School District Responds
In a statement issued following the vote, Brevard Public Schools expressed disappointment with the council’s decision but indicated that the Brevard County Sheriff’s Office would be stepping in to fill the gap.
“We are disappointed by the Palm Bay City Council’s decision, but we want families to know that the safety of their children remains our absolute priority,” the district said. “We are thankful for our strong partnership with Sheriff Wayne Ivey and the Brevard County Sheriff’s Office. Sheriff Ivey has personally assured us that he will work with us to meet our obligation to the students of Palm Bay, and we have every confidence in that commitment.”
The statement concluded: “Our kids deserve to feel safe at school. We will make sure they do.”
What Happens Now
Although the rejected MOU listed fourteen schools that could be assigned to Palm Bay SROs, Brevard Public Schools clarified that only three district schools plus one charter school are actually impacted by the council’s vote. The Brevard County Sheriff’s Office already provides SRO coverage at the remaining Palm Bay-area schools, and Sheriff Wayne Ivey is now expected to extend that coverage to the affected campuses for the 2026-2027 school year.

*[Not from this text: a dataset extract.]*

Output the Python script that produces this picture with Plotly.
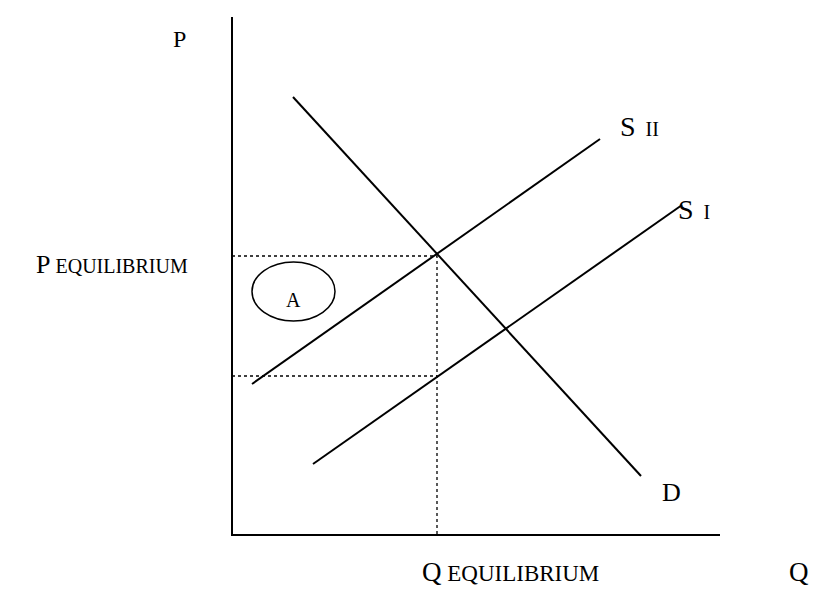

Councilman Johnson noted during the meeting that even with deputies filling the SRO role, “It will still be Palm Bay Police Department getting the calls.” Calls for service generated inside Palm Bay schools fall within Palm Bay PD’s jurisdiction regardless of whether a deputy or a city officer is assigned as the SRO, meaning the department would still respond to incidents at the campuses without receiving the partial reimbursement that came with the SRO assignment.
The vote leaves the Brevard School Board with a statutory obligation under Section 1006.12, Florida Statutes, to ensure an armed safe-school officer at every public school campus when classes resume in August. With Sheriff Ivey’s commitment now public, Brevard County Sheriff’s deputies are expected to fill those positions.
The MOU as drafted would have taken effect July 1, 2026, and remained in force through June 30, 2027.